AWP is an annual writing conference I've attended off and on for 25 years.  My first one was in 1984 in Savannah, and there were 1,500 writers there. The past two years, New York and Chicago, the throng of poets, fiction writers and essayists has topped 8,000.
 
In 1967 when AWP was formed it had only 13 member institutions. Today it has over 400.  In 1984 when I first attended the Savannah AWP conference there were 31 schools nationwide offering an MFA, the most common terminal degree for those who hope to teach creative writing. Today there are well over a hundred.

Even Spartanburg's liberal arts colleges have added to this growth in creative writing. In 1988 when I arrived at Wofford there was one creative writing course divided over two semesters. Today, there are eight courses available at the college. Choosing among those courses a student can either create a concentration within the English major, or construct a free-standing minor.

Over at Converse College they've added an MFA degree in creative writing, and it will offer its first courses in June.

What accounts for this phenomenal growth of something-the specialized academic side of creative writing-that most people aren't even aware exists?

I like to think it might be mystical, that as the stock market spurred economic growth from triple digits in the 1970s to 14,000 in this decade, all over America the creative spirit swelled ever upward as well. Call it a sort of sympathetic shadow economy of creativity.

I like to imagine that over the past 30 years deep inside average Americans, poems and stories and personal essays were being born, growing in value, and paying spiritual dividends through their very presence in the society.

In my metaphor the creative writing programs are like Smith Barney offices popping up all over- institutional supply following creative demand.

Will a great crash of creative sprit follow as real markets decline world-wide? Have creative writers lost 30 percent of their stored wealth of metaphors, similes, plots, and imagined scenes since the economy drove off the cliff in October?
 
Judging from Chicago, I don't think so. I looked for signs of recession or depression as I wandered the crowded exhibition halls and conference rooms and found few.

Listening to the readings, there was plenty of depression, but poets have always used a drop in the spirit to make lyrical music. One of my teachers once explained all poems say the same thing: "My heart aches."

Economic metaphors are fun but not accurate when mapping creativity. Art does not follow economic models. Poems do not follow the laws of supply and demand. People make art whether others want it or not in "the marketplace."

Even during the Great Depression great literature flowed forth.

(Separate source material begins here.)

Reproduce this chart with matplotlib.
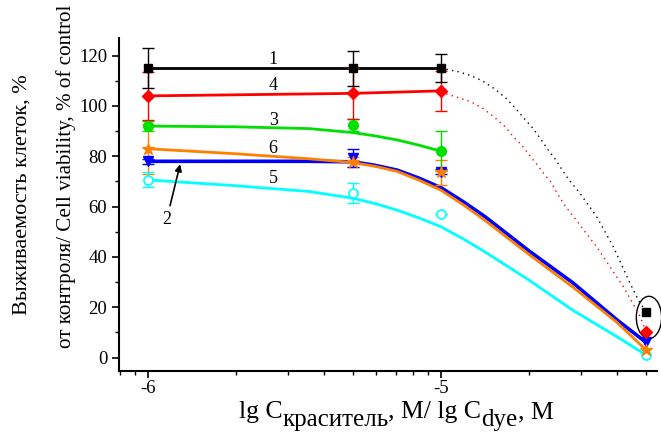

Some of my favorite poems and stories came out of the 1930s-Carl Sandburg, Langston Hughes, John Steinbeck, Ernest Hemingway, Aldous Huxley.

At next year's AWP conference in Denver we'll see what the impact of the economic downturn turns out to be on creative writing programs. I don't think there will be poets selling pencils on the Denver streets. Will it be tough on us all? Yes. Will art get through these hard times? No doubt.

So sure, all across America there are frozen job searches and cancelled reading series, but all week in Chicago it seemed to be business as usual in the imagination, the real home of literature.